Oh my god, it's a sibilant tweeter!! Those are my bane, I have a tendency for Tinnitus and sharp sibilants just trigger it. It's the worst sound signature there is imo.At the same time, female vocals had very sharp extensions that were almost painful to listen to. This would come and go of course as the singing went along.
I played with EQ but after a while I gave up. Strangely no matter what I did, I could not get rid of the brightness in vocals. I did bring down the upper bass and lower mid-range level and that mostly helped but then it exaggerated the highs.
A sibilant tweeter is simply an evil, ringing mess. If something doesn't show up in measurements that simply means the measurements are not exhaustive enough, not that you can't measure it.

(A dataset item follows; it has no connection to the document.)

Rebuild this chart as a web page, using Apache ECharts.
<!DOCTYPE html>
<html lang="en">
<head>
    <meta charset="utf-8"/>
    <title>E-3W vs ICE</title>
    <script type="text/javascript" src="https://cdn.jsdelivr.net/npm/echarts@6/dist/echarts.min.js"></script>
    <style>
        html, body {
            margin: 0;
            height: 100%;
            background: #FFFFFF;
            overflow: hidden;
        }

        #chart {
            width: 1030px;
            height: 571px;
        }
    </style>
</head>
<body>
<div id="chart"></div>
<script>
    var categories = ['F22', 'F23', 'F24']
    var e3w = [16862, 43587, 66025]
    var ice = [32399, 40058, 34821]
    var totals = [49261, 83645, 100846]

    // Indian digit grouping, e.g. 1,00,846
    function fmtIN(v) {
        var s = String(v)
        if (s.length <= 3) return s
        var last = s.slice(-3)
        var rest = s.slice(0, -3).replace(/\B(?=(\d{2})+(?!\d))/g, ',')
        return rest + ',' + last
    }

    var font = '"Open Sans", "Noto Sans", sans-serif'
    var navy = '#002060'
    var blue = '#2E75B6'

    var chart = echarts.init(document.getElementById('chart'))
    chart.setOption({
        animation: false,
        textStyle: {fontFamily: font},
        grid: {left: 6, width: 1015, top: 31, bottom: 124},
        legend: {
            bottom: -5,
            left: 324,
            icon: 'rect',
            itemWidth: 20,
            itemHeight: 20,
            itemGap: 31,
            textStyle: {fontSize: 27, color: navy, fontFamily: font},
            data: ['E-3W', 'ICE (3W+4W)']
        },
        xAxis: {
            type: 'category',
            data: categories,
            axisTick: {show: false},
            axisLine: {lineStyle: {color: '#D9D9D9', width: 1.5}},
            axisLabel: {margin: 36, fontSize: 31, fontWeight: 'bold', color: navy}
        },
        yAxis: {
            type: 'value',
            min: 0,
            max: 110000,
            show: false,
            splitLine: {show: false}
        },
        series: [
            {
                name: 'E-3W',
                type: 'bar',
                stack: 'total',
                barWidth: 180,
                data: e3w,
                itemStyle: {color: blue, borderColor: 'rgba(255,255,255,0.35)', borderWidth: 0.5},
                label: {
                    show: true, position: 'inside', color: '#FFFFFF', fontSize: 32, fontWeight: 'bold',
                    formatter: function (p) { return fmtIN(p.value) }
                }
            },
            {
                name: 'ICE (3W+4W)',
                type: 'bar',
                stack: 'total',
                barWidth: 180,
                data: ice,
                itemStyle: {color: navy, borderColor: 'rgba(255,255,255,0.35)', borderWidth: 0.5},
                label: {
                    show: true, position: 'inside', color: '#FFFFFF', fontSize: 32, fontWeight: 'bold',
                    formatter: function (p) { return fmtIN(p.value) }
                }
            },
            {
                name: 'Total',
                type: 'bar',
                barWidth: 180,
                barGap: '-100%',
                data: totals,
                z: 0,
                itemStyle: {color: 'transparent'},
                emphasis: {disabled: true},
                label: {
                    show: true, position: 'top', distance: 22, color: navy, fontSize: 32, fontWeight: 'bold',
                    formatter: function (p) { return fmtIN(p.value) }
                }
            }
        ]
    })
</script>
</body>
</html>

We don't have a laser-inferrormeter or like Bruno Putzey said, he has a test battery of around 20 measurements that enable him to exactly replicate any amp-sound he wants. Our own testing battery isn't even close to that. But it doesn't matter because we aim for "specs so good the unmeasured stuff doesn't matter" anyway.
Don't forget that no speaker is "pure" (yet) so you always have sounding components.

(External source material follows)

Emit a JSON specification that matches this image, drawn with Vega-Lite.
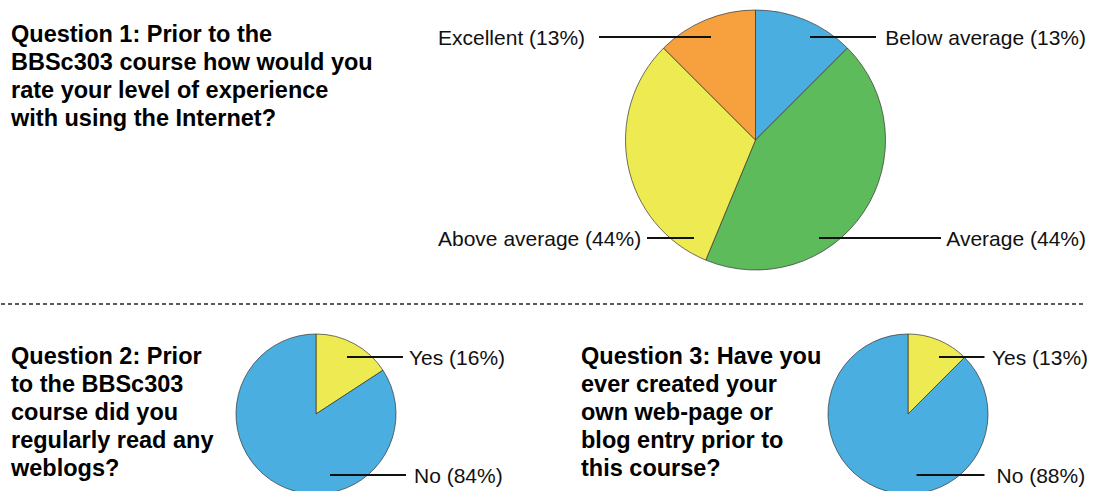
{
  "$schema": "https://vega.github.io/schema/vega-lite/v6.json",
  "padding": 0,
  "spacing": 0,
  "resolve": {"scale": {"color": "independent", "theta": "independent"}},
  "config": {"view": {"stroke": null}, "font": "Liberation Sans"},
  "datasets": {
    "questions": [
      {"q": "Q1", "text": "Question 1: Prior to the\nBBSc303 course how would you\nrate your level of experience\nwith using the Internet?"},
      {"q": "Q2", "text": "Question 2: Prior\nto the BBSc303\ncourse did you\nregularly read any\nweblogs?"},
      {"q": "Q3", "text": "Question 3: Have you\never created your\nown web-page or\nblog entry prior to\nthis course?"}
    ],
    "q1": [
      {"seq": 1, "rating": "Below average", "count": 2, "label": "Below average (13%)"},
      {"seq": 2, "rating": "Average", "count": 7, "label": "Average (44%)"},
      {"seq": 3, "rating": "Above average", "count": 5, "label": "Above average (44%)"},
      {"seq": 4, "rating": "Excellent", "count": 2, "label": "Excellent (13%)"}
    ],
    "q2": [
      {"seq": 1, "answer": "Yes", "count": 3, "label": "Yes (16%)"},
      {"seq": 2, "answer": "No", "count": 16, "label": "No (84%)"}
    ],
    "q3": [
      {"seq": 1, "answer": "Yes", "count": 2, "label": "Yes (13%)"},
      {"seq": 2, "answer": "No", "count": 14, "label": "No (88%)"}
    ],
    "blank": [{}]
  },
  "vconcat": [
    {
      "spacing": 0,
      "bounds": "flush",
      "resolve": {"scale": {"color": "independent", "theta": "independent"}},
      "hconcat": [
        {
          "width": 420, "height": 280,
          "data": {"name": "questions"},
          "transform": [{"filter": "datum.q === 'Q1'"}],
          "mark": {"type": "text", "align": "left", "baseline": "alphabetic", "fontSize": 23.5, "fontWeight": "bold", "lineHeight": 28, "lineBreak": "\n", "fill": "#000", "dx": 10, "dy": 41.5},
          "encoding": {
            "x": {"datum": 0, "scale": {"domain": [0, 1]}, "axis": null},
            "y": {"datum": 1, "scale": {"domain": [0, 1]}, "axis": null},
            "text": {"field": "text"}
          }
        },
        {
          "width": 669, "height": 280,
          "data": {"name": "q1"},
          "layer": [
            {
              "mark": {"type": "arc", "outerRadius": 130, "stroke": "#333", "strokeWidth": 0.7},
              "encoding": {
                "theta": {"field": "count", "type": "quantitative", "stack": true},
                "order": {"field": "seq", "type": "quantitative"},
                "color": {"field": "rating", "type": "nominal", "legend": null,
                  "scale": {"domain": ["Below average", "Average", "Above average", "Excellent"], "range": ["#4aafe0", "#5dbb5c", "#eeea52", "#f6a13d"]}}
              }
            },
            {
              "transform": [{"filter": "datum.rating === 'Below average'"}],
              "layer": [
                {"mark": {"type": "text", "align": "right", "baseline": "alphabetic", "fontSize": 21, "fill": "#111"},
                 "encoding": {"x": {"datum": 330.5, "scale": {"domain": [-334.5, 334.5], "nice": false}, "axis": null}, "y": {"datum": -95, "scale": {"domain": [-140, 140], "nice": false, "reverse": true}, "axis": null}, "text": {"field": "label"}}},
                {"mark": {"type": "rule", "strokeWidth": 2, "color": "#111"},
                 "encoding": {"x": {"datum": 54.5, "scale": {"domain": [-334.5, 334.5], "nice": false}, "axis": null}, "x2": {"datum": 120.5}, "y": {"datum": -103, "scale": {"domain": [-140, 140], "nice": false, "reverse": true}, "axis": null}}}
              ]
            },
            {
              "transform": [{"filter": "datum.rating === 'Average'"}],
              "layer": [
                {"mark": {"type": "text", "align": "right", "baseline": "alphabetic", "fontSize": 21, "fill": "#111"},
                 "encoding": {"x": {"datum": 330.5, "scale": {"domain": [-334.5, 334.5], "nice": false}, "axis": null}, "y": {"datum": 106, "scale": {"domain": [-140, 140], "nice": false, "reverse": true}, "axis": null}, "text": {"field": "label"}}},
                {"mark": {"type": "rule", "strokeWidth": 2, "color": "#111"},
                 "encoding": {"x": {"datum": 63.5, "scale": {"domain": [-334.5, 334.5], "nice": false}, "axis": null}, "x2": {"datum": 185.5}, "y": {"datum": 98, "scale": {"domain": [-140, 140], "nice": false, "reverse": true}, "axis": null}}}
              ]
            },
            {
              "transform": [{"filter": "datum.rating === 'Above average'"}],
              "layer": [
                {"mark": {"type": "text", "align": "left", "baseline": "alphabetic", "fontSize": 21, "fill": "#111"},
                 "encoding": {"x": {"datum": -317.5, "scale": {"domain": [-334.5, 334.5], "nice": false}, "axis": null}, "y": {"datum": 106, "scale": {"domain": [-140, 140], "nice": false, "reverse": true}, "axis": null}, "text": {"field": "label"}}},
                {"mark": {"type": "rule", "strokeWidth": 2, "color": "#111"},
                 "encoding": {"x": {"datum": -108.5, "scale": {"domain": [-334.5, 334.5], "nice": false}, "axis": null}, "x2": {"datum": -61.5}, "y": {"datum": 98, "scale": {"domain": [-140, 140], "nice": false, "reverse": true}, "axis": null}}}
              ]
            },
            {
              "transform": [{"filter": "datum.rating === 'Excellent'"}],
              "layer": [
                {"mark": {"type": "text", "align": "left", "baseline": "alphabetic", "fontSize": 21, "fill": "#111"},
                 "encoding": {"x": {"datum": -317.5, "scale": {"domain": [-334.5, 334.5], "nice": false}, "axis": null}, "y": {"datum": -95, "scale": {"domain": [-140, 140], "nice": false, "reverse": true}, "axis": null}, "text": {"field": "label"}}},
                {"mark": {"type": "rule", "strokeWidth": 2, "color": "#111"},
                 "encoding": {"x": {"datum": -156.5, "scale": {"domain": [-334.5, 334.5], "nice": false}, "axis": null}, "x2": {"datum": -44.5}, "y": {"datum": -103, "scale": {"domain": [-140, 140], "nice": false, "reverse": true}, "axis": null}}}
              ]
            }
          ]
        }
      ]
    },
    {
      "width": 1082, "height": 48,
      "data": {"name": "blank"},
      "mark": {"type": "rule", "strokeWidth": 1.5, "color": "#222", "strokeDash": [4, 3]},
      "encoding": {"y": {"datum": 0, "scale": {"domain": [-24, 24], "nice": false}, "axis": null}}
    },
    {
      "spacing": 0,
      "bounds": "flush",
      "resolve": {"scale": {"color": "independent", "theta": "independent"}},
      "hconcat": [
        {
          "width": 50, "height": 172,
          "data": {"name": "questions"},
          "transform": [{"filter": "datum.q === 'Q2'"}],
          "mark": {"type": "text", "align": "left", "baseline": "alphabetic", "fontSize": 23.5, "fontWeight": "bold", "lineHeight": 28, "lineBreak": "\n", "fill": "#000", "dx": 10, "dy": 35.5},
          "encoding": {
            "x": {"datum": 0, "scale": {"domain": [0, 1]}, "axis": null},
            "y": {"datum": 1, "scale": {"domain": [0, 1]}, "axis": null},
            "text": {"field": "text"}
          }
        },
        {
          "width": 530, "height": 172,
          "data": {"name": "q2"},
          "layer": [
            {
              "mark": {"type": "arc", "outerRadius": 80, "stroke": "#333", "strokeWidth": 0.7},
              "encoding": {
                "theta": {"field": "count", "type": "quantitative", "stack": true},
                "order": {"field": "seq", "type": "quantitative"},
                "color": {"field": "answer", "type": "nominal", "legend": null,
                  "scale": {"domain": ["Yes", "No"], "range": ["#eeea52", "#4aafe0"]}}
              }
            },
            {
              "transform": [{"filter": "datum.answer === 'Yes'"}],
              "layer": [
                {"mark": {"type": "text", "align": "left", "baseline": "alphabetic", "fontSize": 21, "fill": "#111"},
                 "encoding": {"x": {"datum": 93, "scale": {"domain": [-265, 265], "nice": false}, "axis": null}, "y": {"datum": -49, "scale": {"domain": [-86, 86], "nice": false, "reverse": true}, "axis": null}, "text": {"field": "label"}}},
                {"mark": {"type": "rule", "strokeWidth": 2, "color": "#111"},
                 "encoding": {"x": {"datum": 31, "scale": {"domain": [-265, 265], "nice": false}, "axis": null}, "x2": {"datum": 87}, "y": {"datum": -57, "scale": {"domain": [-86, 86], "nice": false, "reverse": true}, "axis": null}}}
              ]
            },
            {
              "transform": [{"filter": "datum.answer === 'No'"}],
              "layer": [
                {"mark": {"type": "text", "align": "left", "baseline": "alphabetic", "fontSize": 21, "fill": "#111"},
                 "encoding": {"x": {"datum": 98, "scale": {"domain": [-265, 265], "nice": false}, "axis": null}, "y": {"datum": 69, "scale": {"domain": [-86, 86], "nice": false, "reverse": true}, "axis": null}, "text": {"field": "label"}}},
                {"mark": {"type": "rule", "strokeWidth": 2, "color": "#111"},
                 "encoding": {"x": {"datum": 14, "scale": {"domain": [-265, 265], "nice": false}, "axis": null}, "x2": {"datum": 90}, "y": {"datum": 61, "scale": {"domain": [-86, 86], "nice": false, "reverse": true}, "axis": null}}}
              ]
            }
          ]
        },
        {
          "width": 246.5, "height": 172,
          "data": {"name": "questions"},
          "transform": [{"filter": "datum.q === 'Q3'"}],
          "mark": {"type": "text", "align": "left", "baseline": "alphabetic", "fontSize": 23.5, "fontWeight": "bold", "lineHeight": 28, "lineBreak": "\n", "fill": "#000", "dx": 0, "dy": 35.5},
          "encoding": {
            "x": {"datum": 0, "scale": {"domain": [0, 1]}, "axis": null},
            "y": {"datum": 1, "scale": {"domain": [0, 1]}, "axis": null},
            "text": {"field": "text"}
          }
        },
        {
          "width": 160, "height": 172,
          "data": {"name": "q3"},
          "layer": [
            {
              "mark": {"type": "arc", "outerRadius": 80, "stroke": "#333", "strokeWidth": 0.7},
              "encoding": {
                "theta": {"field": "count", "type": "quantitative", "stack": true},
                "order": {"field": "seq", "type": "quantitative"},
                "color": {"field": "answer", "type": "nominal", "legend": null,
                  "scale": {"domain": ["Yes", "No"], "range": ["#eeea52", "#4aafe0"]}}
              }
            },
            {
              "transform": [{"filter": "datum.answer === 'Yes'"}],
              "layer": [
                {"mark": {"type": "text", "align": "left", "baseline": "alphabetic", "fontSize": 21, "fill": "#111"},
                 "encoding": {"x": {"datum": 84, "scale": {"domain": [-80, 80], "nice": false}, "axis": null}, "y": {"datum": -49, "scale": {"domain": [-86, 86], "nice": false, "reverse": true}, "axis": null}, "text": {"field": "label"}}},
                {"mark": {"type": "rule", "strokeWidth": 2, "color": "#111"},
                 "encoding": {"x": {"datum": 31, "scale": {"domain": [-80, 80], "nice": false}, "axis": null}, "x2": {"datum": 76.5}, "y": {"datum": -57, "scale": {"domain": [-86, 86], "nice": false, "reverse": true}, "axis": null}}}
              ]
            },
            {
              "transform": [{"filter": "datum.answer === 'No'"}],
              "layer": [
                {"mark": {"type": "text", "align": "left", "baseline": "alphabetic", "fontSize": 21, "fill": "#111"},
                 "encoding": {"x": {"datum": 88.5, "scale": {"domain": [-80, 80], "nice": false}, "axis": null}, "y": {"datum": 69, "scale": {"domain": [-86, 86], "nice": false, "reverse": true}, "axis": null}, "text": {"field": "label"}}},
                {"mark": {"type": "rule", "strokeWidth": 2, "color": "#111"},
                 "encoding": {"x": {"datum": 8.5, "scale": {"domain": [-80, 80], "nice": false}, "axis": null}, "x2": {"datum": 76.5}, "y": {"datum": 61, "scale": {"domain": [-86, 86], "nice": false, "reverse": true}, "axis": null}}}
              ]
            }
          ]
        }
      ]
    }
  ]
}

Amir, if you still have the speaker, could you try something? Just brutalise the resonances at 1.5 and 5kHz. Like 15dB down. No mercy. Yes, it will of course completely mess up the frequency response and everything sounds wonky but the test is, will this get rid of the sssssssst?
edit: Actually, try only the 5kHz ringing first. That should be enough. For those wondering why: we are doing what in recording is called De-Essing. If you played back songs in a DAW you could probably load up a De-Esser and treat the tracks in a way that they just sound right on the SVS.